EBW Analytics Group analyst Eli Rubin warned that “bearish” medium-term NYMEX gas risks are “growing into the Spring,” saying the long holiday weekend brought a “net weather demand loss” and that “Technicals point lower.” PRICE Futures Group’s Phil Flynn said the market was down because of “Spring fever,” pointing to melted snowpack and above-normal temperatures weighing on heating demand. (Rigzone)
Supply growth sits in the background as well. The Energy Information Administration’s February outlook projected U.S. marketed natural gas production averaging a record 120.8 billion cubic feet per day in 2026 and hitting 122.3 bcfd in 2027, with most expected from the Permian, Appalachia and Haynesville. (Midland Reporter-Telegram)

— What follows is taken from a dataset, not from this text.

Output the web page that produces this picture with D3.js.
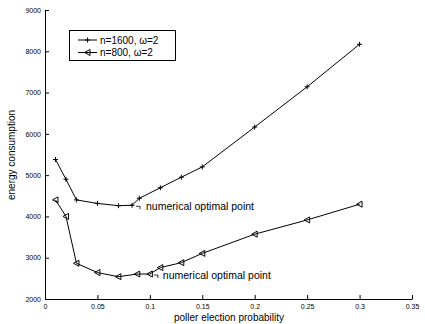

But the trade can still turn. A colder shot late in February or early March, or any freeze-offs that clip production, would tighten balances fast, especially if LNG export demand stays firm.
Next up is storage. Traders will parse the EIA’s weekly U.S. natural gas storage report due Feb. 19 for a clearer read on how hard winter is still pulling on inventories. (U.S. Energy Information Administration)
After that, it’s back to the weather models and day-to-day production and LNG feedgas signals — the stuff that moves this market before the numbers are even printed.